• **Supplied entries**:
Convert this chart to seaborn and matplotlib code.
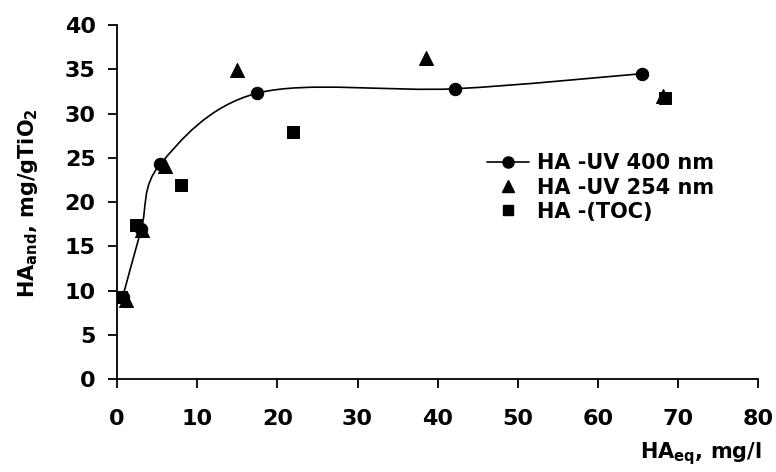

---

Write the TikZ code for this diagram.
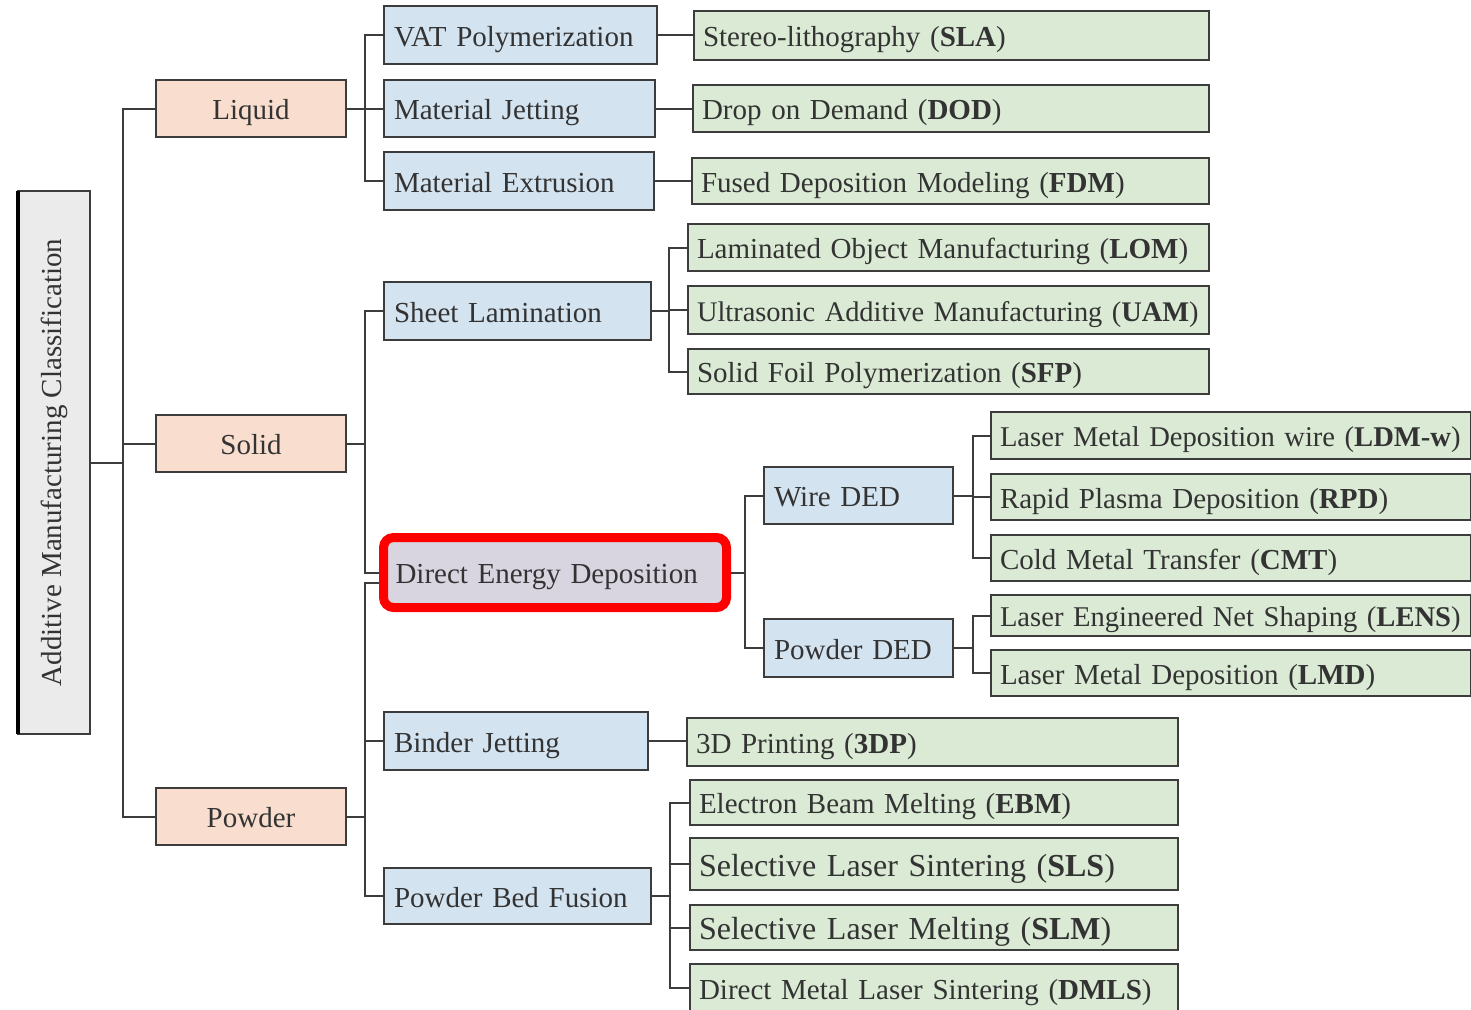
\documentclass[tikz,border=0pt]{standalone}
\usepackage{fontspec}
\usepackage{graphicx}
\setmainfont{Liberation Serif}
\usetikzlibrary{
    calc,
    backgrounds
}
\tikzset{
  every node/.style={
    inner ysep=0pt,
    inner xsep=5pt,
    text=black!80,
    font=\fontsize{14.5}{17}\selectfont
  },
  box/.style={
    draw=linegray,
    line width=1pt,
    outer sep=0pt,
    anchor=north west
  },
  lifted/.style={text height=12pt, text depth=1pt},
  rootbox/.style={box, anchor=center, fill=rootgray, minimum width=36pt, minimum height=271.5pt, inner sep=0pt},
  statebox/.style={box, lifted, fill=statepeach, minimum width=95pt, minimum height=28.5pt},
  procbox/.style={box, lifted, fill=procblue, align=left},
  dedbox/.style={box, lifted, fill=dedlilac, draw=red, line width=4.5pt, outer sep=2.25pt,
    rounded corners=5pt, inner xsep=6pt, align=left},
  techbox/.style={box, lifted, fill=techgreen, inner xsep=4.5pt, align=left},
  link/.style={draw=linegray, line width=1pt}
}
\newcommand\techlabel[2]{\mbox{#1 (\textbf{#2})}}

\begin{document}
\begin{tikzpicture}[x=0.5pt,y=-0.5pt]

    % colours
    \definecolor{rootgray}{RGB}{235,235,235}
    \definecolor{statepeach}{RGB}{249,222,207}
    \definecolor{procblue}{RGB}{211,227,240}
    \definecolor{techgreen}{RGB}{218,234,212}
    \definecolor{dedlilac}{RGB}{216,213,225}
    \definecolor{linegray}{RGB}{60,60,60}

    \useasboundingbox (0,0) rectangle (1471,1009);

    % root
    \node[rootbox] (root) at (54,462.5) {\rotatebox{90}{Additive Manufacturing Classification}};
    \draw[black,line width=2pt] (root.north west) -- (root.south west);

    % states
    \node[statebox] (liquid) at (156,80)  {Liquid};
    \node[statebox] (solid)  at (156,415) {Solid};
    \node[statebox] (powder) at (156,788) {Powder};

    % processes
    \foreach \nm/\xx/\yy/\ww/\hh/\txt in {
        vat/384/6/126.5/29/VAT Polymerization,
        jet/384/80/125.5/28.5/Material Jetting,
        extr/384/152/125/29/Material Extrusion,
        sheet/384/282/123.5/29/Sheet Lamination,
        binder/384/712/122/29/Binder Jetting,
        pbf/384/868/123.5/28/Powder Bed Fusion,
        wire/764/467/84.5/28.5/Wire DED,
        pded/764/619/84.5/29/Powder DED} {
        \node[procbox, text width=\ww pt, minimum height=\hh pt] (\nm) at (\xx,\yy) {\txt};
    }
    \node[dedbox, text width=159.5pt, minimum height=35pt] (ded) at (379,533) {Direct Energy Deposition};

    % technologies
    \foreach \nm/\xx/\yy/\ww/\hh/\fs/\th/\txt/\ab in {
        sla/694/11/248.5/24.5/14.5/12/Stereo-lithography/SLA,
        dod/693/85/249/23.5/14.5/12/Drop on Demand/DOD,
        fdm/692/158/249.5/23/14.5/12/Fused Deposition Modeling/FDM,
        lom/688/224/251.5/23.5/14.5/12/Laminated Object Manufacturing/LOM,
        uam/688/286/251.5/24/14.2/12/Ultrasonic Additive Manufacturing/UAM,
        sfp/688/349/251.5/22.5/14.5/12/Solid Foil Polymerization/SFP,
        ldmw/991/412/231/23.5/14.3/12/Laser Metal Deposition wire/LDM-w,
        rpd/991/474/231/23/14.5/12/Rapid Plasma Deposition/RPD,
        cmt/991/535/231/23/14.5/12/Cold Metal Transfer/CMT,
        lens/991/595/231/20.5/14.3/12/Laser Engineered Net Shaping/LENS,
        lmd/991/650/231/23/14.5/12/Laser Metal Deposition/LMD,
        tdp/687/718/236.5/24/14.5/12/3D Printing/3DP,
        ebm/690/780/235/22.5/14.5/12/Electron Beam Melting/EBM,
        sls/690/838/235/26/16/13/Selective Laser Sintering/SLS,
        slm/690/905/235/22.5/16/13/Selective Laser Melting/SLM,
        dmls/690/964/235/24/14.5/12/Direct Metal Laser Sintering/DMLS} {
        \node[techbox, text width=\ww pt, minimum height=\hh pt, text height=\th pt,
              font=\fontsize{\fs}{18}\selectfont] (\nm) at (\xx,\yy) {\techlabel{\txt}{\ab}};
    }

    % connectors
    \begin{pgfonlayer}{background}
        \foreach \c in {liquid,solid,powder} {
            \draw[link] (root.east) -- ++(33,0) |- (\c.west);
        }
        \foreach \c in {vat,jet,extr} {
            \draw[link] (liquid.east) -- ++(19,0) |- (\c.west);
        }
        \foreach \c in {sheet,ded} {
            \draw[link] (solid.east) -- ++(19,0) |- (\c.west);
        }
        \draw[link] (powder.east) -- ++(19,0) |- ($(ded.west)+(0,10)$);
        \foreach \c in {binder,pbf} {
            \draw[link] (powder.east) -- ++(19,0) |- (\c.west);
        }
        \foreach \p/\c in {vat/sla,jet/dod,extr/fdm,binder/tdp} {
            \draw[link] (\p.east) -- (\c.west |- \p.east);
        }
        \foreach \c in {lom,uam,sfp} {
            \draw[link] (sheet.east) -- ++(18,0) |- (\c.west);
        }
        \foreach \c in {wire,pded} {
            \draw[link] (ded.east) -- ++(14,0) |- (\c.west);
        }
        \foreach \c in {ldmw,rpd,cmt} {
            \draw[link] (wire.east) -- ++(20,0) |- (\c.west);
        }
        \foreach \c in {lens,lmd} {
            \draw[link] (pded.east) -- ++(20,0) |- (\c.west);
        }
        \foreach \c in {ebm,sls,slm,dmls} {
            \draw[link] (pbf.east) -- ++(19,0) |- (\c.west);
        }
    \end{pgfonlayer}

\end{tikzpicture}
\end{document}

==

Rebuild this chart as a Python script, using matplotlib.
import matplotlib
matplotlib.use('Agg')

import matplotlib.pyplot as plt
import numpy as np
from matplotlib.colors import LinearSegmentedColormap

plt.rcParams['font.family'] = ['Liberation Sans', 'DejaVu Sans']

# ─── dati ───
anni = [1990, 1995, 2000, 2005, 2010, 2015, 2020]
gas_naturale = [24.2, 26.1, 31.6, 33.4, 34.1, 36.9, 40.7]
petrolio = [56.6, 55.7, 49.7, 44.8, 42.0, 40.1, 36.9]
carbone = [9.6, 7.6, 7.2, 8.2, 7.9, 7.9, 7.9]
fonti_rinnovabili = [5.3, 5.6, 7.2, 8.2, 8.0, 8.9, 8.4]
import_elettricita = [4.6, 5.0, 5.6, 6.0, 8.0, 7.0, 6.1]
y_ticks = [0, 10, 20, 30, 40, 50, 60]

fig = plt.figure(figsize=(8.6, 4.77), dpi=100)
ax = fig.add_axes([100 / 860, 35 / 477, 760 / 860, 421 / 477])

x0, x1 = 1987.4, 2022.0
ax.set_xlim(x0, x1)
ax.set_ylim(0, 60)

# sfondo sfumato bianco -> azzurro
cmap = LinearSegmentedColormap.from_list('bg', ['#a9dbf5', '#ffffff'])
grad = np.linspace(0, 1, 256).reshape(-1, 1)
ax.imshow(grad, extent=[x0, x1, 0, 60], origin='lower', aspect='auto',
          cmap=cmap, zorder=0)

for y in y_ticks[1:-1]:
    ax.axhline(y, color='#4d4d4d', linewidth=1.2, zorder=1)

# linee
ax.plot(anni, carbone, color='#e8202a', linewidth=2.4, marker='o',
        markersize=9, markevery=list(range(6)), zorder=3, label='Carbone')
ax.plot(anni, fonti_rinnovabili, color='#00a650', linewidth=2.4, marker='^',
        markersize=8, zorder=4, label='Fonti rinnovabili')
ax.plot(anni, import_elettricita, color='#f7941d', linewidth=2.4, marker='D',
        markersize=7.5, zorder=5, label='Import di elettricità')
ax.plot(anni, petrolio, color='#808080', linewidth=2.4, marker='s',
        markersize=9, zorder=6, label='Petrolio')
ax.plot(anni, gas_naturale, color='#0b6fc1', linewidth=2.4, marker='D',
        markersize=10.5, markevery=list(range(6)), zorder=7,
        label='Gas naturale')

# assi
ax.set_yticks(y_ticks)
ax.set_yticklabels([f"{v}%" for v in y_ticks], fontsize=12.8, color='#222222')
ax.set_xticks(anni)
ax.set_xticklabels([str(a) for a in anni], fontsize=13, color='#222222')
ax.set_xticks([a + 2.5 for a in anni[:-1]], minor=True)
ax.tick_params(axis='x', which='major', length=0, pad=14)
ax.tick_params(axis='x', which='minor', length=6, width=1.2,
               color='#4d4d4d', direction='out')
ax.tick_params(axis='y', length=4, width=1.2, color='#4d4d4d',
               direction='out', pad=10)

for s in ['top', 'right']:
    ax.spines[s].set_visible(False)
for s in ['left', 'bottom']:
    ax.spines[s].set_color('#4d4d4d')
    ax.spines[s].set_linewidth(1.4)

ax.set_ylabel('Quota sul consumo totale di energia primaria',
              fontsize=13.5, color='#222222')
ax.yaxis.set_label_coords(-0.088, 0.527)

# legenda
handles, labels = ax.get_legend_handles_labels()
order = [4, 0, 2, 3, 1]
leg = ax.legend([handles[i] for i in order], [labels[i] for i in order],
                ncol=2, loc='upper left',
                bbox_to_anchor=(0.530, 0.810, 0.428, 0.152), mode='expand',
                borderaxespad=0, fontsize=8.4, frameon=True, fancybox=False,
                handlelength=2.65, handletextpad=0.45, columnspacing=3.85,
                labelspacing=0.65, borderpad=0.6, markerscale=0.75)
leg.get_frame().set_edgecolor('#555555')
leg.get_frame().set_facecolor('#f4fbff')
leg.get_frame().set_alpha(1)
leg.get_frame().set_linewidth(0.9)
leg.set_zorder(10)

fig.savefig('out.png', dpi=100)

• **Task prompt**: Across the records, count the lines holding the string "code". Give the number and stop.

• **Exercise result**: 2